Wednesday, May 21, 2014

Honored to be alive


Accident
I drove my car into a parked truck near my house. It was an unprovoked incident and I was the only one involved. The lift gate of the truck was mangled and the car’s airbags saved me from any substantial injuries.

This happened on Sunday, May 18, 4:30pm Pacific Time, near Redmond Avenue / Cloverhill Drive at San Jose.
highlander-frontcrashed.jpg

Physically I am doing fine, lots of questions to resolve in the mind. I did walk away from the wreck on God given legs and had the presence of mind to call Rohini to take over charge of the situation. She took over from there on and it’s all a blur, i was in my senses, breathing, dazed but not feeling much beyond.

Love
The outpouring of concerns starting from strangers in the neighborhood to immediate family not unexpected, but serve as a reminder for how i am connected. I live a favored life - this incident served as a reminder of that.  Special thanks to the unflinching support from my dear wife, Rohini. I had my 2 eyes, Prajakta and Sujata there to help make me realize what more there is to live for. And at home Appa and Amma who I continue to lean on and make my problems theirs. Someday I might grow up, not today.

Thankful, for the immediately preceding events that afternoon and how they played out; it was entirely within the realm of possibility that Appa or our girls would have been in the car with me. Devastates me to think of the what-if. Writing it down to acknowledge that those thoughts have crossed my mind, not as much to dwell on that or what could have been, etc. Thankful for what was and that’s Providence.

I have several immediate thoughts to correct about myself - including being mindful and being in the moment.
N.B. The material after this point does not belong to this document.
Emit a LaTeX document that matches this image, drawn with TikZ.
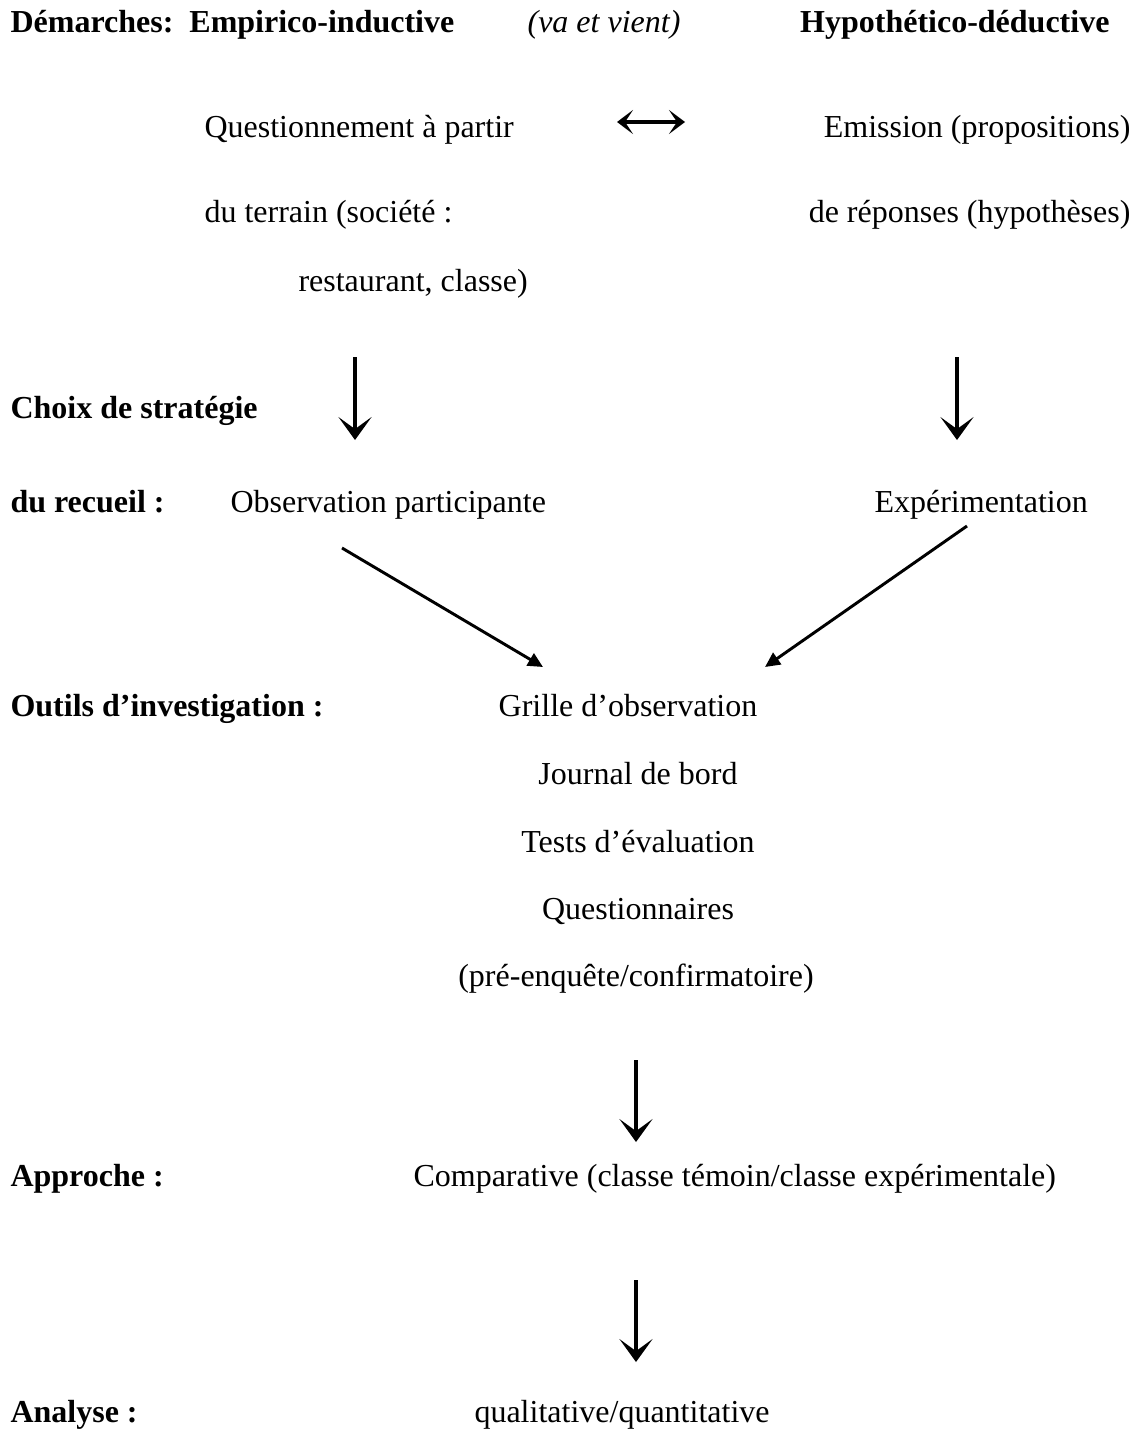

This has been a long standing fear that just came to pass. I am fortunate to have walked away whole. I will spend more time contemplating and practice what I have said to many, this is my opportunity to learn about what caused me to be distracted and have the lapse and make modifications to my life.
It is a wake up call.

In conclusion, I am at peace with my Maker and realize that this can happen at the next turn. I feel a sense of gratitude for having escaped this time and hope to make the most of it, God willing.